» THE PROBLEM: Word for word, give the material below again, minus any images.
+ + + + + + +
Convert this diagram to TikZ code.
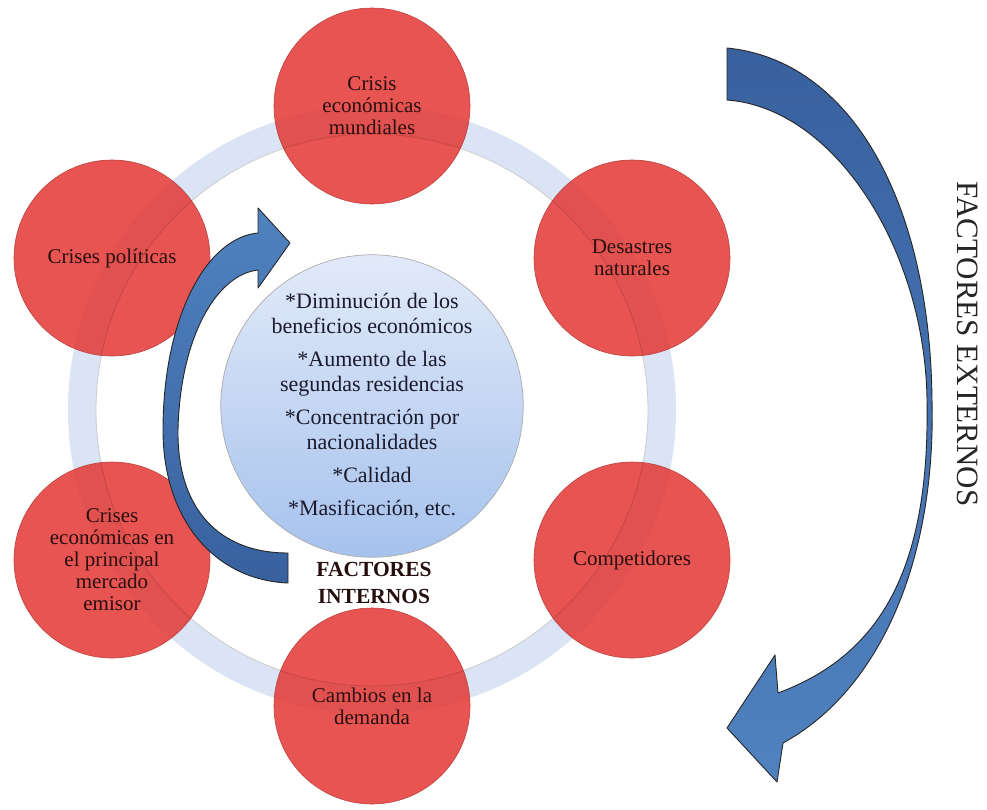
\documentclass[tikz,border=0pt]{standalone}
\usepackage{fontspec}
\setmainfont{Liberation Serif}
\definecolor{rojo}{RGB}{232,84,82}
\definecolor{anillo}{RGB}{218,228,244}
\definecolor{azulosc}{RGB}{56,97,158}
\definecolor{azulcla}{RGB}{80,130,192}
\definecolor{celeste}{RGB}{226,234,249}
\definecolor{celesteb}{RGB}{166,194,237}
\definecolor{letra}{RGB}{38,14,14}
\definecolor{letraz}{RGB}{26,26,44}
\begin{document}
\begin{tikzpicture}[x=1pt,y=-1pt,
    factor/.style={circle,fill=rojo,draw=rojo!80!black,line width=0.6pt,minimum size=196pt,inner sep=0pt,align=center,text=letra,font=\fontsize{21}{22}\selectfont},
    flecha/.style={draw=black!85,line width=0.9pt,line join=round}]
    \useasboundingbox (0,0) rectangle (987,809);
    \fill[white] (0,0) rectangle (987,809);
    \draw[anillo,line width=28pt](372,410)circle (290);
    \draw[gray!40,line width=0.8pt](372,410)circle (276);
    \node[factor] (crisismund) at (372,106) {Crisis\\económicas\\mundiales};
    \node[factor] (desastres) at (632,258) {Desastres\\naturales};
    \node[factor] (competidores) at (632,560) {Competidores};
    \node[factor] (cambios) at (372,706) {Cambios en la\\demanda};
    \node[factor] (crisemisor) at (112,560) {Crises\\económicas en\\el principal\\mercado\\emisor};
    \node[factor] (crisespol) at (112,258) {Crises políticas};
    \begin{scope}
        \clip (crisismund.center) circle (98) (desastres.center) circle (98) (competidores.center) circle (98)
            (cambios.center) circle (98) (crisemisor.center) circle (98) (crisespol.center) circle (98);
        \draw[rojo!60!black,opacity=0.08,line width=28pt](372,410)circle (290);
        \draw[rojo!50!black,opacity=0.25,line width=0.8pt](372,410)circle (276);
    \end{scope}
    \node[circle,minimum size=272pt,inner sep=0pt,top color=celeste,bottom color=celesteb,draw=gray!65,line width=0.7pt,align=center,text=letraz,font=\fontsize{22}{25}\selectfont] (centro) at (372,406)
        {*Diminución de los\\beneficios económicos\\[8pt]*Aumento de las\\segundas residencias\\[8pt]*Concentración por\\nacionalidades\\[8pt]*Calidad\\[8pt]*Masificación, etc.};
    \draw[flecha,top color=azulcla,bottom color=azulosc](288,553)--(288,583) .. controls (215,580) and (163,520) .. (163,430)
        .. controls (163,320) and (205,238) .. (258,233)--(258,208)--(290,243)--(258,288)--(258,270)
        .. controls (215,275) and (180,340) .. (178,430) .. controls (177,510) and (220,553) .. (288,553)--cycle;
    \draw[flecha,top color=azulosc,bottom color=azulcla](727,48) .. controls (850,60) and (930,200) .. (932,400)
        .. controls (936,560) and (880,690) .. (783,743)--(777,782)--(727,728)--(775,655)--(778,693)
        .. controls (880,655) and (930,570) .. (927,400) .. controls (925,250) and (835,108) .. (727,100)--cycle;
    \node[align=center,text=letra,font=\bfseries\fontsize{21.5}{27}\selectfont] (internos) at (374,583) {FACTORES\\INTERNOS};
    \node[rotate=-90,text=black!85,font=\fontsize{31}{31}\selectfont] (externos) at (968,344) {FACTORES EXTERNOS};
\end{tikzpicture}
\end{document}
+ + + + + + +
» EXERCISE RESPONSE:
Convert this diagram to TikZ code.
\documentclass[tikz,border=0pt]{standalone}
\usepackage{fontspec}
\setmainfont{Liberation Serif}
\definecolor{rojo}{RGB}{232,84,82}
\definecolor{anillo}{RGB}{218,228,244}
\definecolor{azulosc}{RGB}{56,97,158}
\definecolor{azulcla}{RGB}{80,130,192}
\definecolor{celeste}{RGB}{226,234,249}
\definecolor{celesteb}{RGB}{166,194,237}
\definecolor{letra}{RGB}{38,14,14}
\definecolor{letraz}{RGB}{26,26,44}
\begin{document}
\begin{tikzpicture}[x=1pt,y=-1pt,
    factor/.style={circle,fill=rojo,draw=rojo!80!black,line width=0.6pt,minimum size=196pt,inner sep=0pt,align=center,text=letra,font=\fontsize{21}{22}\selectfont},
    flecha/.style={draw=black!85,line width=0.9pt,line join=round}]
    \useasboundingbox (0,0) rectangle (987,809);
    \fill[white] (0,0) rectangle (987,809);
    \draw[anillo,line width=28pt](372,410)circle (290);
    \draw[gray!40,line width=0.8pt](372,410)circle (276);
    \node[factor] (crisismund) at (372,106) {Crisis\\económicas\\mundiales};
    \node[factor] (desastres) at (632,258) {Desastres\\naturales};
    \node[factor] (competidores) at (632,560) {Competidores};
    \node[factor] (cambios) at (372,706) {Cambios en la\\demanda};
    \node[factor] (crisemisor) at (112,560) {Crises\\económicas en\\el principal\\mercado\\emisor};
    \node[factor] (crisespol) at (112,258) {Crises políticas};
    \begin{scope}
        \clip (crisismund.center) circle (98) (desastres.center) circle (98) (competidores.center) circle (98)
            (cambios.center) circle (98) (crisemisor.center) circle (98) (crisespol.center) circle (98);
        \draw[rojo!60!black,opacity=0.08,line width=28pt](372,410)circle (290);
        \draw[rojo!50!black,opacity=0.25,line width=0.8pt](372,410)circle (276);
    \end{scope}
    \node[circle,minimum size=272pt,inner sep=0pt,top color=celeste,bottom color=celesteb,draw=gray!65,line width=0.7pt,align=center,text=letraz,font=\fontsize{22}{25}\selectfont] (centro) at (372,406)
        {*Diminución de los\\beneficios económicos\\[8pt]*Aumento de las\\segundas residencias\\[8pt]*Concentración por\\nacionalidades\\[8pt]*Calidad\\[8pt]*Masificación, etc.};
    \draw[flecha,top color=azulcla,bottom color=azulosc](288,553)--(288,583) .. controls (215,580) and (163,520) .. (163,430)
        .. controls (163,320) and (205,238) .. (258,233)--(258,208)--(290,243)--(258,288)--(258,270)
        .. controls (215,275) and (180,340) .. (178,430) .. controls (177,510) and (220,553) .. (288,553)--cycle;
    \draw[flecha,top color=azulosc,bottom color=azulcla](727,48) .. controls (850,60) and (930,200) .. (932,400)
        .. controls (936,560) and (880,690) .. (783,743)--(777,782)--(727,728)--(775,655)--(778,693)
        .. controls (880,655) and (930,570) .. (927,400) .. controls (925,250) and (835,108) .. (727,100)--cycle;
    \node[align=center,text=letra,font=\bfseries\fontsize{21.5}{27}\selectfont] (internos) at (374,583) {FACTORES\\INTERNOS};
    \node[rotate=-90,text=black!85,font=\fontsize{31}{31}\selectfont] (externos) at (968,344) {FACTORES EXTERNOS};
\end{tikzpicture}
\end{document}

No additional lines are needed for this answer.